5 of 6 people found the following review helpful
I like this album even though Rihanna is in a dark place........,
This review is from: R Rated (Audio CD)
She's in a murderous mood for sure, which is why at a certain point I began referencing the artist by a new, more fitting nickname: "Rihannoir." Lyrically, Rihanna has all but rejected the meaningless dance floor romps to ballsy statements and sarcastic jibes.
Distrust and hurt is written largely on a number of the tracks here (given that she doesn't write most her own material, she has to find others to voice her anger and frustration). It is impossible to listen to many of the songs on "Rated R"--such as "Cold Case Love" (a highlight co-written by Justin Timberlake) or "Stupid in Love"-- and not filter them through that horrific context whether that is how they are meant to be heard or not. For example, first single "Russian Roulette," which we reviewed extensively for all its gunplay, is more about the psycho-sexual drama of being in a damaging relationship. The firearm motif continues on "G4L," which apparently stands for "Gangsta for Life." On the roughest of cuts, including the menacingly paced "G4L," Rihanna let's loose a deluge of blood-chilling statements: "I lick the gun when I'm done, 'cause I know that revenge is sweet." To tell you the truth my eyebrows raise on that statement along with the other stuff that was coming out of her mouth.

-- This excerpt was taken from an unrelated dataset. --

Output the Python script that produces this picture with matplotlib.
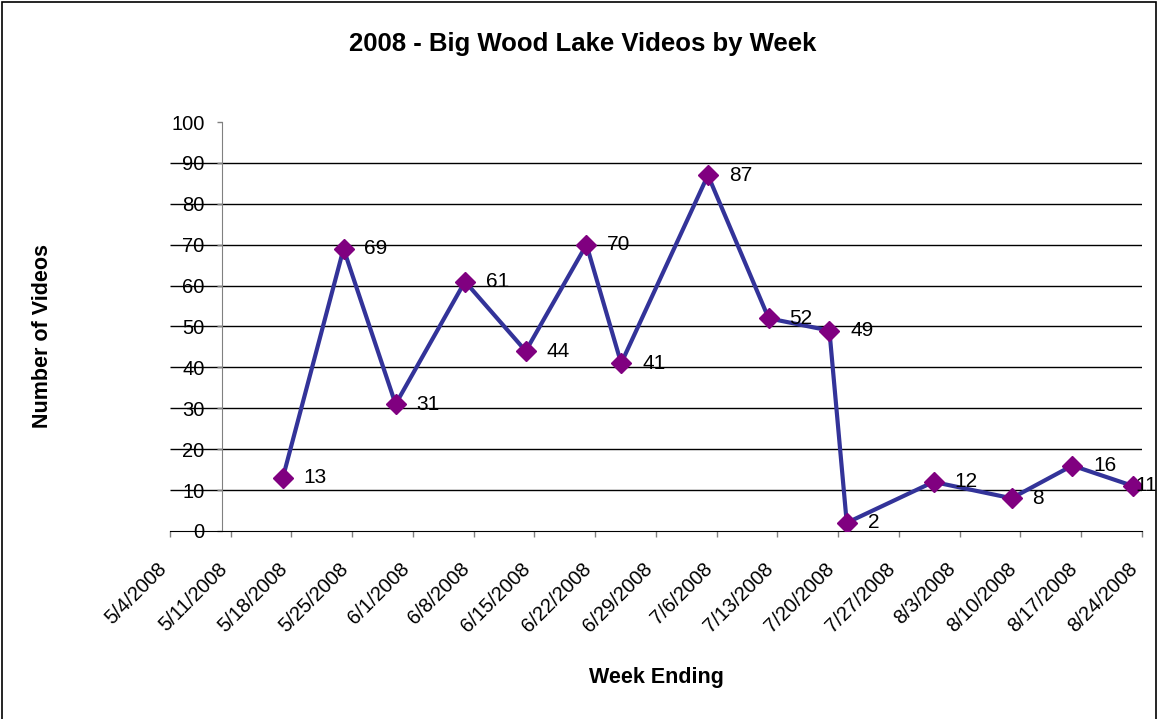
import numpy as np
import pandas as pd
import matplotlib
matplotlib.use("Agg")
import matplotlib.pyplot as plt
import matplotlib.dates as mdates
from matplotlib.patches import Rectangle

plt.rcParams["font.family"] = ["Liberation Sans", "DejaVu Sans"]

# datos
fechas = ["2008-05-17", "2008-05-24", "2008-05-30", "2008-06-07", "2008-06-14",
          "2008-06-21", "2008-06-25", "2008-07-05", "2008-07-12", "2008-07-19",
          "2008-07-21", "2008-07-31", "2008-08-09", "2008-08-16", "2008-08-23"]
videos = [13, 69, 31, 61, 44, 70, 41, 87, 52, 49, 2, 12, 8, 16, 11]

semanas = pd.date_range("2008-05-04", "2008-08-24", freq="7D")
etiquetas = [f"{d.month}/{d.day}/{d.year}" for d in semanas]
cruce_y = pd.Timestamp("2008-05-10")
y_ticks = np.arange(0, 101, 10)
lineas_grid = y_ticks[1:-1]

titulo = "2008 - Big Wood Lake Videos by Week"
x_label = "Week Ending"
y_label = "Number of Videos"

x = pd.to_datetime(fechas)

fig = plt.figure(figsize=(11.59, 7.19), dpi=100)
ax = fig.add_axes([0.1467, 0.2615, 0.8384, 0.5688])

ax.hlines(lineas_grid, semanas[0], semanas[-1], color="black", lw=1, zorder=1)

ax.plot(x, videos, color="#333399", lw=3, zorder=3,
        marker="D", markersize=10.5, markerfacecolor="#800080",
        markeredgecolor="#800080")

for i, (d, v) in enumerate(zip(x, videos)):
    # la ultima etiqueta queda pegada al borde, como en el original
    dx = 2 if i == len(videos) - 1 else 15
    ax.annotate(str(v), (d, v), xytext=(dx, 0), textcoords="offset points",
                ha="left", va="center", fontsize=15, zorder=4)

ax.set_xlim(semanas[0], semanas[-1])
ax.set_ylim(0, 100)
ax.set_yticks(y_ticks)
ax.set_xticks(semanas)
ax.set_xticklabels(etiquetas, rotation=45, ha="right", va="top")

ax.spines["top"].set_visible(False)
ax.spines["right"].set_visible(False)
ax.spines["left"].set_position(("data", mdates.date2num(cruce_y)))
ax.spines["left"].set_color("#808080")
ax.spines["bottom"].set_color("black")

ax.tick_params(axis="y", direction="out", length=3.6, width=1,
               color="#808080", labelsize=14.5, pad=9)
ax.tick_params(axis="x", direction="out", length=4.3, width=1,
               color="#808080", labelsize=14.5, pad=16)

fig.text(583 / 1159, 1 - 50.7 / 719, titulo, ha="center", va="baseline",
         fontsize=18.5, fontweight="bold")
fig.text(656 / 1159, 1 - 683.3 / 719, x_label, ha="center", va="baseline",
         fontsize=15.5, fontweight="bold")
fig.text(43 / 1159, 1 - 336 / 719, y_label, ha="center", va="center",
         rotation=90, fontsize=15.5, fontweight="bold")

fig.patches.append(Rectangle((2 / 1159, -0.01), 1154 / 1159, 1 - 2 / 719 + 0.01,
                             transform=fig.transFigure, fill=False,
                             edgecolor="black", lw=1.2))

fig.savefig("out.png", dpi=100)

Like "Russian Roulette," the song has a certain grinding, sensual mid-tempo rhythm that recalls a Shirley Bassey-era James Bond theme.
Yes, there is a world of difference between playing out some revenge fantasy in song and hitting someone in real life--and we are in no way suggesting otherwise-- but it can be a fine line to delicately walk between being both the totally innocent victim and the perpetrator, both of which she plays on "Rated R." On "Rude Boy," she tells her lover, "I like the way you pull my hair." It's tempting to give Rihanna a free pass in the name of expressing her rage and art, but it's equally fair to call her out for sending, if not mixed, slightly confounding messages. As much as Rihanna can bring the tough-girl swagger, I wouldn't want to face her in a dark alley, even with her in six-inch Louboutins--she's equally convincing as the vulnerable, hurting half of a destructive duo on "Stupid in Love," a stirring ballad in which friend after friend tries to wave her off a damaging relationship before she finds her own strength to walk away.

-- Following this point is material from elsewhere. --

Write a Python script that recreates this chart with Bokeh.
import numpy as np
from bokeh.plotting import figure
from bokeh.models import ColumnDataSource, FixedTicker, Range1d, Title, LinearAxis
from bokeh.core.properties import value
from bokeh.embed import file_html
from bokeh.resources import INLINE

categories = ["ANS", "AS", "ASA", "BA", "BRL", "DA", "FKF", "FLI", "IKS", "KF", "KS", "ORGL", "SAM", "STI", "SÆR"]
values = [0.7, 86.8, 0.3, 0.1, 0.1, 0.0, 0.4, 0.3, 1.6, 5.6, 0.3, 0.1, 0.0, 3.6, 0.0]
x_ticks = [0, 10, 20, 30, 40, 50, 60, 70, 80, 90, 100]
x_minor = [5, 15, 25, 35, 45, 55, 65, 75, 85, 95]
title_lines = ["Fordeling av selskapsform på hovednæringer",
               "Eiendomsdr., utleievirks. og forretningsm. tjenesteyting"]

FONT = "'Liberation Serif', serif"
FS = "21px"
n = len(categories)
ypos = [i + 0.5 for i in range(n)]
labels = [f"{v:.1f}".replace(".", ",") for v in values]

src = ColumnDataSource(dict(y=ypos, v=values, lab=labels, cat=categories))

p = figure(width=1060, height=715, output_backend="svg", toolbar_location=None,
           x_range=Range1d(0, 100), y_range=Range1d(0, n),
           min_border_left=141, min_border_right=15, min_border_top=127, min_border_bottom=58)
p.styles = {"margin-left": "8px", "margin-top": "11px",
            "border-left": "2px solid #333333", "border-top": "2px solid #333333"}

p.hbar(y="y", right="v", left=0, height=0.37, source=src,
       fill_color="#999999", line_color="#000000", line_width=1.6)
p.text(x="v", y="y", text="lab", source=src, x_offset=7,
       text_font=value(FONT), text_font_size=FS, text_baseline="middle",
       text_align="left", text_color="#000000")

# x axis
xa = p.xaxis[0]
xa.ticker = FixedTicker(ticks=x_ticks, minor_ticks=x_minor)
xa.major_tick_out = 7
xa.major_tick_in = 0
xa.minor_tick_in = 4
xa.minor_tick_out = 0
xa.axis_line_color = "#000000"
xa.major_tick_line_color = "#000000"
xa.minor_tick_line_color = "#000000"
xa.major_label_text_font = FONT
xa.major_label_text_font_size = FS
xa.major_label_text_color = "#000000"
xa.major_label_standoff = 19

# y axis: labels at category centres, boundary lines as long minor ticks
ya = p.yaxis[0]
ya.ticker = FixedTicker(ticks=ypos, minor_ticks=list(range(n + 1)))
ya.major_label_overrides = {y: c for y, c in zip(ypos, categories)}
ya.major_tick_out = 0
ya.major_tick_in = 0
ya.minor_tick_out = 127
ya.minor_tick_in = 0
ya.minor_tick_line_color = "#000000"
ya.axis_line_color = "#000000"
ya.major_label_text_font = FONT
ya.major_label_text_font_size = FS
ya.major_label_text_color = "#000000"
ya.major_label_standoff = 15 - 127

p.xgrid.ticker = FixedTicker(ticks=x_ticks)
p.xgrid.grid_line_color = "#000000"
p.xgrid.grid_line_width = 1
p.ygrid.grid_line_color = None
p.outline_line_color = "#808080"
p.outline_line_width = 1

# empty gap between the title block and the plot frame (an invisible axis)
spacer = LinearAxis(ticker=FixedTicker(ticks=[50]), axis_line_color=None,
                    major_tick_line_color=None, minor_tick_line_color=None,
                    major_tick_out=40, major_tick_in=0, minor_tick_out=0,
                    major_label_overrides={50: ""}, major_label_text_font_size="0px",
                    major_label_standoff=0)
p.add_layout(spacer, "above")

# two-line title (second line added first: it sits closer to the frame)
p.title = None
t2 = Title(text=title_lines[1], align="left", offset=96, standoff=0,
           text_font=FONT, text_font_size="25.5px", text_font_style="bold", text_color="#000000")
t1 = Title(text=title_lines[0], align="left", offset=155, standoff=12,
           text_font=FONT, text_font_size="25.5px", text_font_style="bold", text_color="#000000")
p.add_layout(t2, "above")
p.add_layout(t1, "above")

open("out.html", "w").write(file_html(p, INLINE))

Rihanna doesn't have a particularly strong or broad range, but her voice is expressive and supple. One of her strongest suits is her delivery that often reflects her island upbringing. Instead of trying to sound like every other pop singer, on such tunes as "Wait Your Turn," and "Hard," she incorporates Caribbean beats and her patois into the songs, giving them both a unique feel. "Hard" finds Rihanna at her most defiant, pulling out all the stops to prove just why she's so...well, hard: "I'ma rock this sh.t like fashion, as in goin' til they say stop / And my runway never looked so clear / But the hottest b.tch in heels right here," she proudly proclaims over a grinding series of industrial beats, horns, and piano chords. Regardless of whether one is inclined to accept Riri's new-found street cred, it's all but impossible not to want to play along in the meantime.
The album isn't completely icy however, as the artist breaks down her defenses more than a few times for a series of introspective, though somewhat uneven jams. "Stupid in Love" is both the album's only traditional ballad and also the most skippable part of Rated R, as the singer plods through a somewhat embarrassing chorus: "This is stupid / I'm not stupid / Don't talk to me like I'm stupid." Other slow numbers, including the masterful, six-minute "Cold Case Love" and the guitar-heavy "Fire Bomb" all offer subtle clues as to how she's feeling: "Your love was breaking the law, but I needed a witness / So wake me up when it's over, it don't make any difference," she coos through "Cold Case Love."
Much of the credit has to be given to her collaborators particulary with Will.i.am brings a touch of sweetness and complements Rihanna's soft side on "Photographs." Rihanna easily shifts to her inner heavy-metal side with "Rockstar 101," on which she's accompanied by every one's go-to guitarist, Slash.
But if anything's meant for Brown, it's the soaring, gut-wrenching "The Last Song," the album's outro which may also go down as Rihanna's most overlooked, artistic piece of work yet.This album is not, however, the confessional many thought it might have been. In fact, Rihanna delves into a host of other topics and issues including the triple-take worthy "Te Amo," which follows a female suitor's unsuccessful attempts for the singer's affections atop a swaying, Latin beat. "I'm all for feeling the love, but I don't feel that way," Rihanna pleads as the song's bridge fades. Be it the young singer's first foray into lyrically exploring her sexuality or simply a not-so-subtle round of homophobia, "Te Amo" proves about as earnest in its replay value as Rihanna's unrequited love.
Though Rated R is not nearly as commercially viable or even as accessible as her past three records, the album offers a taste of experimental production value-a distinction that may not make itself apparent until years down the line. Aside from that, anyone looking for the escape from the daily doldrums that much of Rihanna's earlier music provided, look elsewhere.